The interpreting profession will never cease to amaze me. I have found very enriching experiences throughout my career as a professional conference and court certified interpreter, but never anything as marvelous as what I’m about to narrate. One of the government agencies court interpreters are usually assigned to work is Child Protective Services (CPS), and sometimes these type of cases create a little anxiety in all parties involved. As court interpreters we are told to learn how to block any type of emphatic feeling towards clients, and we can’t actually have conversations with clients or their children. Many times clients in CPS or DFS settings feel they have an ally in interpreters because we speak their same language and feel they can relay information to us. However, interpreters must not engage in conversation, especially when it involves situations of child abuse and neglect. This creates some disappointment on the part of the clients —they feel they are alone and get frustrated because nobody understands what they are trying to say. I’ve witnessed how this anxiety and frustration —and even my always present fear of performance— disappear with the help of a therapy dog.
Being an avid fan of pets, especially dogs and cats, I almost never resist the temptation to pet dogs wherever I see them. I love to hug them and scratch their ears, but I’ve also been scorned by handlers of service dogs —a person is not supposed to pet them when they are working. So, now every time I see a doggy, I always ask the handler or owner if I’m allowed to approach the animal. It was different this time around. I was sitting in the lobby of the place I was assigned to interpret, waiting to be called by the interviewer, and I see a lady coming in with a beautiful creamy poodle named Benny. She says hello to everyone, takes a seat on one of the couches, and introduces Benny to all of us. The dog was quiet, very calm, and incredibly cute! The handler asks the kids if they want to pet or lift Benny up. There was a silence —only looks directed to the parents waiting for their approval. The kids hugged the dog and scratched its head. Benny is trained not to kiss on the face, but on the hands. It was the most empowering scene I’ve ever seen. After a few minutes, the lady asked me directly if I would like to lift Benny. I was astounded. I immediately replied I would like to, with a smile from ear to ear. She stood up, walked towards me and handed me the doggy. Benny sat on my lap for five minutes. It was a very nice, unforgettable experience.
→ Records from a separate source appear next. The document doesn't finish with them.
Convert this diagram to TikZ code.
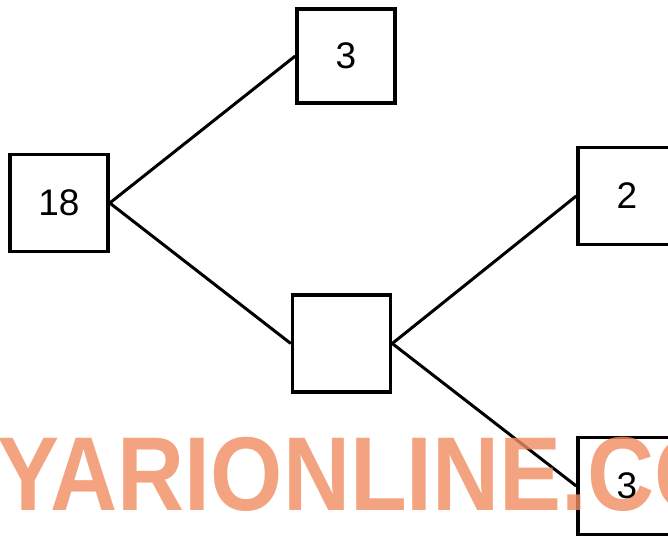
\documentclass[tikz,border=0pt]{standalone}
\usepackage{fontspec}
\setmainfont{Liberation Sans}
\definecolor{wm}{RGB}{240,140,95}
\begin{document}
\begin{tikzpicture}[x=1pt,y=-1pt,
  numbox/.style={draw, line width=3.5pt, minimum width=98pt, minimum height=97pt, inner sep=0pt,
    font=\fontsize{37}{37}\selectfont},
  conn/.style={line width=3pt}]
\useasboundingbox (0,0) rectangle (668,537);
\node[numbox] (n18) at (59,203) {18};
\node[numbox, minimum height=94pt] (n3a) at (346,56) {3};
\node[numbox] (nmid) at (341.5,343.5) {};
\node[numbox] (n2) at (627,196) {2};
\node[numbox] (n3b) at (627,486) {3};
\draw[conn] (n18.east) -- (n3a.west);
\draw[conn] (n18.east) -- (nmid.west);
\draw[conn] (nmid.east) -- (n2.west);
\draw[conn] (nmid.east) -- (n3b.west);
\node[anchor=base west, inner sep=0pt, text=wm, text opacity=0.8, xscale=0.885,
  font=\fontsize{105}{105}\selectfont\bfseries] (wm) at (-3,510) {YARIONLINE.CO};
\end{tikzpicture}
\end{document}
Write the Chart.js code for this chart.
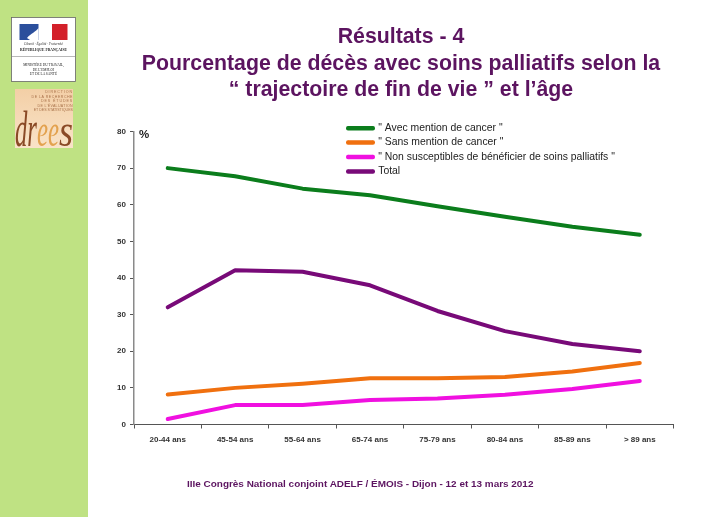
<!DOCTYPE html>
<html lang="fr"><head><meta charset="utf-8">
<script src="https://cdn.jsdelivr.net/npm/chart.js@4/dist/chart.umd.min.js"></script>
<style>
html,body{margin:0;padding:0;background:#fff;width:714px;height:517px;overflow:hidden;font-family:"Liberation Sans",Arial,sans-serif}
#side{position:absolute;left:0;top:0;width:88px;height:517px;background:#bfe283}
#c{position:absolute;left:0;top:0;z-index:2}
.t{position:absolute;z-index:3;white-space:nowrap;font-weight:bold;color:#5c1460}
#title{left:88px;width:626px;top:23px;text-align:center;font-size:21.3px;line-height:26.5px}
#foot{left:187px;top:477px;font-size:9.95px;line-height:13px}
#pct{left:139px;top:128px;font-size:11.5px;color:#222}
#logos{position:absolute;left:0;top:0;z-index:3}
</style></head><body>
<div id="side"></div>
<svg id="logos" width="88" height="160" xmlns="http://www.w3.org/2000/svg">
<defs><linearGradient id="tan" x1="0" y1="0" x2="0" y2="1"><stop offset="0" stop-color="#f3cfa6"/><stop offset="1" stop-color="#f9e3c8"/></linearGradient></defs>
<rect x="11.5" y="17.5" width="64" height="64" fill="#fff" stroke="#666" stroke-width=".8"/>
<rect x="19.5" y="24" width="19" height="16" fill="#2b4f9c"/><rect x="52" y="24" width="15.5" height="16" fill="#d3202a"/>
<path d="M27 38 C31 33 36 32 38.5 28 L38.5 40 L30 40Z" fill="#fff"/>
<text x="43.5" y="45" font-size="3.4" font-style="italic" text-anchor="middle" font-family="Liberation Serif" fill="#333">Liberté · Égalité · Fraternité</text>
<text x="43.5" y="51" font-size="3.7" font-weight="bold" text-anchor="middle" font-family="Liberation Serif" fill="#222">RÉPUBLIQUE FRANÇAISE</text>
<line x1="12" y1="56.5" x2="75" y2="56.5" stroke="#888" stroke-width=".6"/>
<text x="43.5" y="66" font-size="3.5" text-anchor="middle" font-family="Liberation Serif" fill="#222">MINISTÈRE DU TRAVAIL,</text>
<text x="43.5" y="70.5" font-size="3.5" text-anchor="middle" font-family="Liberation Serif" fill="#222">DE L'EMPLOI</text>
<text x="43.5" y="75" font-size="3.5" text-anchor="middle" font-family="Liberation Serif" fill="#222">ET DE LA SANTÉ</text>
<rect x="15" y="89" width="58" height="59" fill="url(#tan)"/>
<text x="73" y="93" font-size="3.6" text-anchor="end" fill="#a9724a" letter-spacing=".9">DIRECTION</text>
<text x="73" y="97.5" font-size="3.6" text-anchor="end" fill="#a9724a" letter-spacing=".5">DE LA RECHERCHE</text>
<text x="73" y="102" font-size="3.6" text-anchor="end" fill="#a9724a" letter-spacing=".9">DES ÉTUDES</text>
<text x="73" y="106.5" font-size="3.6" text-anchor="end" fill="#a9724a" letter-spacing=".3">DE L'ÉVALUATION</text>
<text x="73" y="111" font-size="3.6" text-anchor="end" fill="#a9724a">ET DES STATISTIQUES</text>
<text x="15" y="146" font-size="50" font-style="italic" font-family="Liberation Serif" fill="#8a4a26" textLength="22" lengthAdjust="spacingAndGlyphs">dr</text>
<text x="37" y="146" font-size="46" font-style="italic" font-family="Liberation Serif" fill="#e3a24f" textLength="22" lengthAdjust="spacingAndGlyphs">ee</text>
<text x="59" y="146" font-size="46" font-style="italic" font-family="Liberation Serif" fill="#8a4a26" textLength="14" lengthAdjust="spacingAndGlyphs">s</text>
</svg>
<canvas id="c" width="714" height="517"></canvas>
<div class="t" id="title"><div>Résultats - 4</div><div>Pourcentage de décès avec soins palliatifs selon la</div><div>“ trajectoire de fin de vie ” et l’âge</div></div>
<div class="t" id="pct">%</div>
<div class="t" id="foot">IIIe Congrès National conjoint ADELF / ÉMOIS - Dijon - 12 et 13 mars 2012</div>
<script>
const categories = ["20-44 ans","45-54 ans","55-64 ans","65-74 ans","75-79 ans","80-84 ans","85-89 ans","> 89 ans"];
const avecCancer = [70, 67.8, 64.4, 62.6, 59.6, 56.7, 54.0, 51.8];
const sansCancer = [8.2, 10, 11.1, 12.6, 12.6, 13, 14.5, 16.8];
const nonSusceptibles = [1.5, 5.3, 5.3, 6.7, 7.1, 8.1, 9.7, 11.9];
const total = [32, 42.1, 41.7, 38, 31, 25.5, 22, 20];
const seriesNames = ['" Avec mention de cancer "','" Sans mention de cancer "','" Non susceptibles de bénéficier de soins palliatifs "','Total'];
const yTicks = [0,10,20,30,40,50,60,70,80];

const mk = (label,data,color)=>({label,data,borderColor:color,backgroundColor:color,borderWidth:4,pointRadius:0,tension:0,borderCapStyle:'round',borderJoinStyle:'round',fill:false});
const moveLegend = {id:'moveLegend',afterLayout(chart){
  const l = chart.legend, dx = 344 - l.left, dy = 119 - l.top;
  l.left += dx; l.right += dx; l.top += dy; l.bottom += dy;
  l.adjustHitBoxes();
}};
new Chart(document.getElementById('c'),{
  type:'line',
  data:{labels:categories,datasets:[
    mk(seriesNames[0],avecCancer,'#0b7d1c'),
    mk(seriesNames[1],sansCancer,'#f0700f'),
    mk(seriesNames[2],nonSusceptibles,'#f010e0'),
    mk(seriesNames[3],total,'#780a78')
  ]},
  plugins:[moveLegend],
  options:{
    responsive:false,animation:false,devicePixelRatio:1,
    layout:{padding:{left:100,right:40.5,top:131.5,bottom:60}},
    plugins:{
      title:{display:false},tooltip:{enabled:false},
      legend:{position:'chartArea',align:'start',
        labels:{boxWidth:25,boxHeight:0.5,padding:4,useBorderRadius:true,borderRadius:0.5,color:'#222',
          font:{family:'"Liberation Sans"',size:10.4}}}
    },
    scales:{
      x:{offset:true,
        afterFit(s){s.height=32.5;},
        grid:{display:true,offset:true,drawOnChartArea:false,drawTicks:true,tickLength:4,color:'#555',lineWidth:1},
        border:{color:'#555',width:1},
        ticks:{color:'#333',padding:6,maxRotation:0,autoSkip:false,font:{family:'"Liberation Sans"',size:8,weight:'bold'}}},
      y:{min:0,max:80,
        afterBuildTicks(s){s.ticks=yTicks.map(v=>({value:v}));},
        afterFit(s){s.width=34;},
        grid:{display:true,drawOnChartArea:false,drawTicks:true,tickLength:4,color:'#555',lineWidth:1},
        border:{color:'#8a8a8a',width:1.5},
        ticks:{color:'#333',padding:4,font:{family:'"Liberation Sans"',size:8,weight:'bold'}}}
    }
  }
});
</script>
</body></html>
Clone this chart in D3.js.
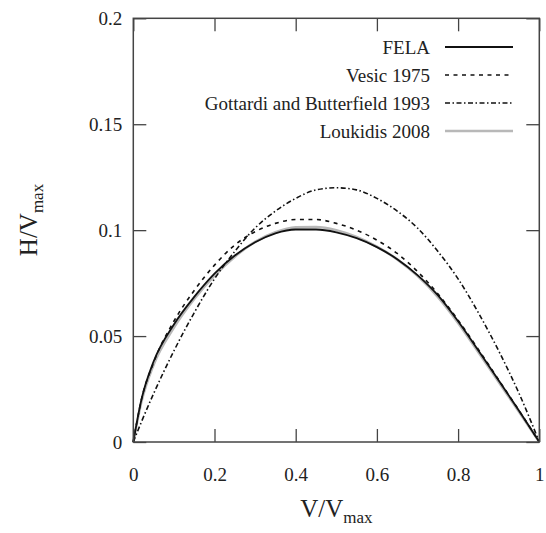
<!DOCTYPE html>
<html lang="en">
<head>
    <meta charset="UTF-8">
    <title>Failure envelopes</title>
    <script src="https://cdn.jsdelivr.net/npm/d3@7"></script>
    <style>
        body { margin: 0; background: #fff; }
    </style>
</head>
<body>
<div id="chart"></div>
<script>
// V/Vmax sample points and H/Vmax readings for each curve
const vPts = [0, 0.02, 0.05, 0.1, 0.15, 0.2, 0.25, 0.3, 0.35, 0.4, 0.45, 0.5, 0.55, 0.6, 0.65, 0.7, 0.75, 0.8, 0.85, 0.9, 0.95, 1];
const fela      = [0, 0.020, 0.038, 0.0555, 0.0685, 0.0795, 0.0880, 0.0943, 0.0985, 0.1003, 0.1003, 0.0990, 0.0962, 0.0920, 0.0863, 0.0788, 0.0693, 0.0570, 0.0432, 0.0290, 0.0148, 0];
const vesic     = [0, 0.020, 0.0375, 0.057, 0.0715, 0.0835, 0.0930, 0.0993, 0.1032, 0.1050, 0.1050, 0.1032, 0.1000, 0.0953, 0.0890, 0.0805, 0.0700, 0.0575, 0.0437, 0.0293, 0.0149, 0];
const gottardi  = [0, 0.0095, 0.0228, 0.043, 0.061, 0.077, 0.090, 0.101, 0.109, 0.115, 0.119, 0.120, 0.119, 0.115, 0.109, 0.101, 0.090, 0.077, 0.061, 0.043, 0.023, 0];
const loukidis  = [0, 0.019, 0.0365, 0.054, 0.0675, 0.0785, 0.0875, 0.0945, 0.0990, 0.1013, 0.1015, 0.1000, 0.0968, 0.0922, 0.0862, 0.0784, 0.0685, 0.0562, 0.0424, 0.0283, 0.0143, 0];

const seriesNames = ["FELA", "Vesic 1975", "Gottardi and Butterfield 1993", "Loukidis 2008"];
const xTicks = [0, 0.2, 0.4, 0.6, 0.8, 1];
const yTicks = [0, 0.05, 0.1, 0.15, 0.2];

const W = 546, H = 533;
const margin = {top: 18.3, right: 6.7, bottom: 91, left: 133.3};
const serif = '"Liberation Serif", "DejaVu Serif", serif';

const svg = d3.select("#chart").append("svg")
    .attr("width", W)
    .attr("height", H)
    .style("font-family", serif);

const x = d3.scaleLinear().domain([0, 1]).range([margin.left, W - margin.right]);
const y = d3.scaleLinear().domain([0, 0.2]).range([H - margin.bottom, margin.top]);

const styles = [
    {data: fela, stroke: "#111", width: 1.8, dash: null},
    {data: vesic, stroke: "#111", width: 1.6, dash: "4,4.5"},
    {data: gottardi, stroke: "#111", width: 1.6, dash: "5,2.5,1.5,2.5"},
    {data: loukidis, stroke: "#b8b8b8", width: 2.6, dash: null}
];

const line = d3.line()
    .x(d => x(d[0]))
    .y(d => y(d[1]))
    .curve(d3.curveMonotoneX);

// loukidis goes underneath
const plot = svg.append("g");
[3, 0, 1, 2].forEach(i => {
    const s = styles[i];
    plot.append("path")
        .datum(vPts.map((v, k) => [v, s.data[k]]))
        .attr("fill", "none")
        .attr("stroke", s.stroke)
        .attr("stroke-width", s.width)
        .attr("stroke-dasharray", s.dash)
        .attr("d", line);
});

// axes, ticks pointing inwards and mirrored
const fmt = d => String(d);
const tk = 13;
const axisStyle = g => {
    g.attr("font-family", null);
    g.select(".domain").remove();
    g.selectAll(".tick line").attr("stroke", "#444").attr("stroke-width", 1.3);
    g.selectAll(".tick text")
        .attr("font-size", 19)
        .style("font-family", serif)
        .attr("fill", "#222");
};

svg.append("g")
    .attr("transform", `translate(0,${y(0)})`)
    .call(d3.axisBottom(x).tickValues(xTicks).tickFormat(fmt).tickSize(-tk).tickPadding(26))
    .call(axisStyle);
svg.append("g")
    .attr("transform", `translate(0,${y(0.2)})`)
    .call(d3.axisTop(x).tickValues(xTicks).tickFormat("").tickSize(-tk))
    .call(axisStyle);
svg.append("g")
    .attr("transform", `translate(${x(0)},0)`)
    .call(d3.axisLeft(y).tickValues(yTicks).tickFormat(fmt).tickSize(-tk).tickPadding(11))
    .call(axisStyle);
svg.append("g")
    .attr("transform", `translate(${x(1)},0)`)
    .call(d3.axisRight(y).tickValues(yTicks).tickFormat("").tickSize(-tk))
    .call(axisStyle);

// frame
svg.append("rect")
    .attr("x", x(0)).attr("y", y(0.2))
    .attr("width", x(1) - x(0)).attr("height", y(0) - y(0.2))
    .attr("fill", "none")
    .attr("stroke", "#444")
    .attr("stroke-width", 1.5);

// axis titles
const xt = svg.append("text")
    .attr("x", (x(0) + x(1)) / 2)
    .attr("y", 517)
    .attr("text-anchor", "middle")
    .attr("font-size", 25)
    .attr("fill", "#222")
    .style("font-family", serif);
xt.append("tspan").text("V/V");
xt.append("tspan").attr("font-size", 17).attr("dy", 6).text("max");

const yt = svg.append("text")
    .attr("transform", `translate(37,${220}) rotate(-90)`)
    .attr("text-anchor", "middle")
    .attr("font-size", 25)
    .attr("fill", "#222")
    .style("font-family", serif);
yt.append("tspan").text("H/V");
yt.append("tspan").attr("font-size", 17).attr("dy", 6).text("max");

// legend
const legend = svg.append("g");
seriesNames.forEach((name, i) => {
    const s = styles[i];
    const ly = 47 + i * 28;
    legend.append("text")
        .attr("x", 430).attr("y", ly)
        .attr("dy", "0.35em")
        .attr("text-anchor", "end")
        .attr("font-size", 19)
        .attr("fill", "#222")
        .style("font-family", serif)
        .text(name);
    legend.append("line")
        .attr("x1", 445).attr("x2", 513)
        .attr("y1", ly).attr("y2", ly)
        .attr("stroke", s.stroke)
        .attr("stroke-width", s.width)
        .attr("stroke-dasharray", s.dash);
});
</script>
</body>
</html>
These very cute animals are trained to be around people all the time, do not exhibit any type of anxiety, and have a very gentle disposition and friendliness towards strangers. Their job is to comfort people, especially children, through physical contact during stressful situations. In a CPS setting, for instance, the doggy and its handler sit close to children and their parents. The handler encourages physical contact with the dog by petting, lifting or hugging it. Adults usually only like petting the animal and let their kids to fully enjoy the experience. In the end, these children forget why they were taken to this place. Benny did an excellent job. He not only helped to ease the anxiety of the children, but also that of the interpreter!